July 21 (Reuters) – Pennsylvania’s top election official has decertified the voting equipment of a rural county that participated in an audit of the 2020 election requested by a Republican state lawmaker and staunch ally of former President Donald Trump.
Acting Secretary of State Veronica Degraffenreid said on Wednesday that Fulton County violated the state election code by giving a third party access to its election databases and other certified equipment in an audit of the 2020 results.
The audit was conducted in December at the request of Republican state Senators Doug Mastriano and Judy Ward, who asked county officials to allow Wake Technology Services Inc to probe the county’s results, according to media reports.
Degraffenreid’s announcement was the latest salvo in a battle between Mastriano, a promoter of Trump’s false stolen-election claims who is now waging an effort to conduct a wider “forensic investigation” into Trump’s loss in the state, and the administration of Democratic Governor Tom Wolf.
“These actions were taken in a manner that was not transparent,” Degraffenreid said. “As a result of the access granted to Wake TSI, Fulton County’s certified system has been compromised.”
Fulton County officials and Wake TSI, based outside of Philadelphia, did not respond to requests for comment.
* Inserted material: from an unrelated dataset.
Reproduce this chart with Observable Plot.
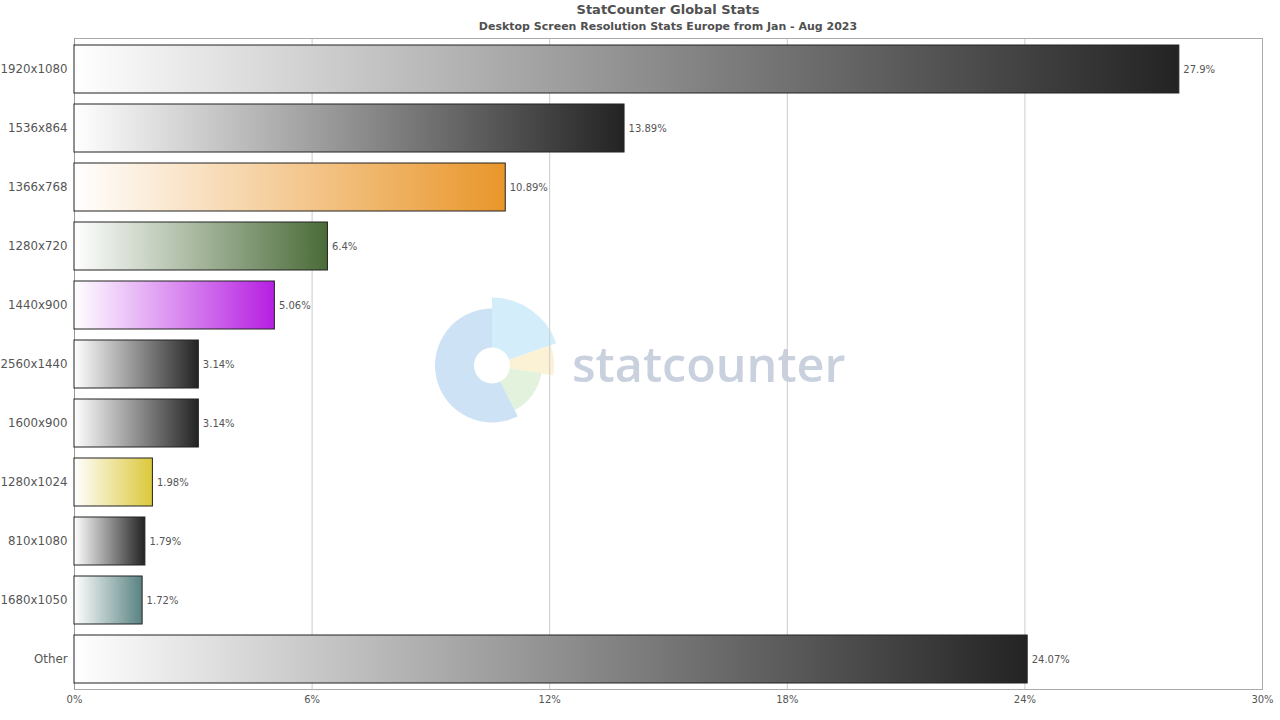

The company was at one point also involved in a contentious audit of the vote in Arizona.
Neither Mastriano nor Ward responded to an email seeking comment on Wednesday.
Degraffenreid said that Dominion Voting Systems, which leases tabulation machines to the county, also could not verify that its equipment was safe to use.
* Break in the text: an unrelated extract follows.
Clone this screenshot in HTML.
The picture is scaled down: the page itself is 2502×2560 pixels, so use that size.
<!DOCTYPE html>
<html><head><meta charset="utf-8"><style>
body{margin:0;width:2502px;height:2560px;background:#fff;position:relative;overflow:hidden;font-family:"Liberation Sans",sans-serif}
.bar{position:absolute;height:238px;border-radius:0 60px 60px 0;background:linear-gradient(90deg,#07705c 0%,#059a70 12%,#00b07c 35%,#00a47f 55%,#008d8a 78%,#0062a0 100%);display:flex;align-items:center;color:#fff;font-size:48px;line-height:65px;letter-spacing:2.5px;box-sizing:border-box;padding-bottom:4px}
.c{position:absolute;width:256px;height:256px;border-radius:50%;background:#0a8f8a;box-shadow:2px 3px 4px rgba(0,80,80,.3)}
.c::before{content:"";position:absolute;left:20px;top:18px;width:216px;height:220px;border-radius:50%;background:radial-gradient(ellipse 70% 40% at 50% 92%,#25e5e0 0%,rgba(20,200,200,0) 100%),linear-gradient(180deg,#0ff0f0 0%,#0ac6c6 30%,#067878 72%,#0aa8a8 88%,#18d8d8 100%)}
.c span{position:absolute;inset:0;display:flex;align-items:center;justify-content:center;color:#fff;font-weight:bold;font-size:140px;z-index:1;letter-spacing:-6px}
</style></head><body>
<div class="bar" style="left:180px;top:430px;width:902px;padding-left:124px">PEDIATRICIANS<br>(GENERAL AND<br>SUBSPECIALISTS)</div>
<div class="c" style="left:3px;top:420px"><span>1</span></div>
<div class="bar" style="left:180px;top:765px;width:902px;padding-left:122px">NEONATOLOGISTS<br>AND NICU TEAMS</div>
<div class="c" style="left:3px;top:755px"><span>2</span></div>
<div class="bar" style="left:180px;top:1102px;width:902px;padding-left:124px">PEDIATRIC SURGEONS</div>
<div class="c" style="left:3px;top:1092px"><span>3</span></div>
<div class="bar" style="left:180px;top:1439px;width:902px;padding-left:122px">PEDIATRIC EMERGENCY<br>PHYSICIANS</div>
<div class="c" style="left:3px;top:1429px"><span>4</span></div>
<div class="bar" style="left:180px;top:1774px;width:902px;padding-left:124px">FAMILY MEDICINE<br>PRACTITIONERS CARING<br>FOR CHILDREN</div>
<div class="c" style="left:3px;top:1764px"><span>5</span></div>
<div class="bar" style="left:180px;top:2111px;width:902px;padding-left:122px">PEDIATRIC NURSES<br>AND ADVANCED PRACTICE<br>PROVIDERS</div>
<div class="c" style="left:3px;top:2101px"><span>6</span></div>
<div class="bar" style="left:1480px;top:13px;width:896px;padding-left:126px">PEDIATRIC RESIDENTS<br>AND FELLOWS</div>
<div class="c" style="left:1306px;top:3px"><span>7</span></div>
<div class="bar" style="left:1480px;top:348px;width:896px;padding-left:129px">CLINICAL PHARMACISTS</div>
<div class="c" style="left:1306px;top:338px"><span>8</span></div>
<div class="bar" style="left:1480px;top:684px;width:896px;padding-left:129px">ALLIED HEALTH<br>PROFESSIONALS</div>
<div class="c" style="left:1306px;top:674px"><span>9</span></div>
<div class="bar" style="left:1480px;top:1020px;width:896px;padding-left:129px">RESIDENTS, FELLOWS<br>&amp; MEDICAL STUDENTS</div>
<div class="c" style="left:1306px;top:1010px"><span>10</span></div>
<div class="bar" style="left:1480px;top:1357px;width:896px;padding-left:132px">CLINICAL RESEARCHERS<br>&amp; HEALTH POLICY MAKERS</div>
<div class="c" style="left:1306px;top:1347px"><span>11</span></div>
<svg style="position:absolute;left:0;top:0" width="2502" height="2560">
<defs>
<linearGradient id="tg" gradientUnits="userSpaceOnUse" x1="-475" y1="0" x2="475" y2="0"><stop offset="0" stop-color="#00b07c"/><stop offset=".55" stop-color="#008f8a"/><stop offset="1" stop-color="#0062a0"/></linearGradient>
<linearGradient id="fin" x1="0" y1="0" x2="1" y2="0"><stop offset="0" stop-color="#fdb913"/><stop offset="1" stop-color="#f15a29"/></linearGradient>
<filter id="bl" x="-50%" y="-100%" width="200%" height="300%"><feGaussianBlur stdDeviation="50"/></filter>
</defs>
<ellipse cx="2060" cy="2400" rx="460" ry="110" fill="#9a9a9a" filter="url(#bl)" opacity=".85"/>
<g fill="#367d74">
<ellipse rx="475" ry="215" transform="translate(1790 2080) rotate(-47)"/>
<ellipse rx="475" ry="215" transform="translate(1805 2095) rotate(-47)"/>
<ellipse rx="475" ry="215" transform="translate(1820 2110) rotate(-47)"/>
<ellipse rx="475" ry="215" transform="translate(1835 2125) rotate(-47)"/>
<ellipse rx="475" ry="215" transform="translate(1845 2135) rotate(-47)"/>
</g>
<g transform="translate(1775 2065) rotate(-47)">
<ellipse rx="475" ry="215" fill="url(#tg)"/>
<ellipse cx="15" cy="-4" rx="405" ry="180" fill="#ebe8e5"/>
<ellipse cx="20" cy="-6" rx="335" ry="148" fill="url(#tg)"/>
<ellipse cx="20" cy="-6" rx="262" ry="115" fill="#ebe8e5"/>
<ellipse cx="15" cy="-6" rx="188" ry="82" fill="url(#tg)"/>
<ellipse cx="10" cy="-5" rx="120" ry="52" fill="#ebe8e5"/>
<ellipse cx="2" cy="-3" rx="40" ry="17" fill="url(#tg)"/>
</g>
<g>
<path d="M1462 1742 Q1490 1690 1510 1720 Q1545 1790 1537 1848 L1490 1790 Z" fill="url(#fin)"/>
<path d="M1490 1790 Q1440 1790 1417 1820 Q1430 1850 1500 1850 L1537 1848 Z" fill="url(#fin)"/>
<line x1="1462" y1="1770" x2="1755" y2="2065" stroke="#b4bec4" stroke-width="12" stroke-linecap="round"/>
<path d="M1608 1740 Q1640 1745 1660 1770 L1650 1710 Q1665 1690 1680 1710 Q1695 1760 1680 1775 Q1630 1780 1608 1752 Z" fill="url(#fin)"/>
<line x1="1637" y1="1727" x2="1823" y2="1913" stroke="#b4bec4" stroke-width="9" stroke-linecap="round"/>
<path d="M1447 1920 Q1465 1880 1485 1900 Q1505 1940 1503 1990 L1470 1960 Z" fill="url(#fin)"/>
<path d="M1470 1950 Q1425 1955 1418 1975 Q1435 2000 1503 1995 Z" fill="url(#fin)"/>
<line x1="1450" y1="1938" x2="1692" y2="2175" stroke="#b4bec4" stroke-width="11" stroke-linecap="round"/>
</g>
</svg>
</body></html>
Fulton County received notification from Dominion that it was in violation of its contract and needed to pay $25,000 to lease new equipment for the May 2021 primary, the Fulton County News reported last month.
There has been no indication that the Fulton County audit turned up any irregularities.
Trump carried Fulton, a south-central Pennsylvania county of about 15,000 residents, with nearly 86% of the vote. But he lost Pennsylvania to Democratic President Joe Biden.
Republicans there and in other battleground states have pursued audits of the November election, repeating Trump’s baseless claims that widespread fraud cost him a second White House term.
Pennsylvania has already conducted a so-called risk-limiting audit of the 2020 election, and all counties also audited a sample of their votes as mandated by law. Neither effort turned up widespread fraud.
Mastriano has nevertheless argued that a more comprehensive probe involving the examination of equipment was needed. Earlier this month, he launched his “forensic investigation,” starting with requests to Tioga, Philadelphia and York counties for access to their voting machines.
Tioga’s three Republican commissioners have said they cannot comply, citing the likely cost to replace its machines. While Philadelphia has not commented on the matter, the Democratic stronghold is also expected to deny Mastriano’s request.
At a meeting on Wednesday, York County Commissioner Julie Wheeler said a letter had been sent to Mastriano seeking clarity on various issues, including what audit firm would be used and who would pay for it.
Wheeler warned that replacing all York’s voting equipment would cost more than $2.7 million, and said that “if there is support for a forensic analysis at the state level, it seems that all counties should be included” rather than just the current three.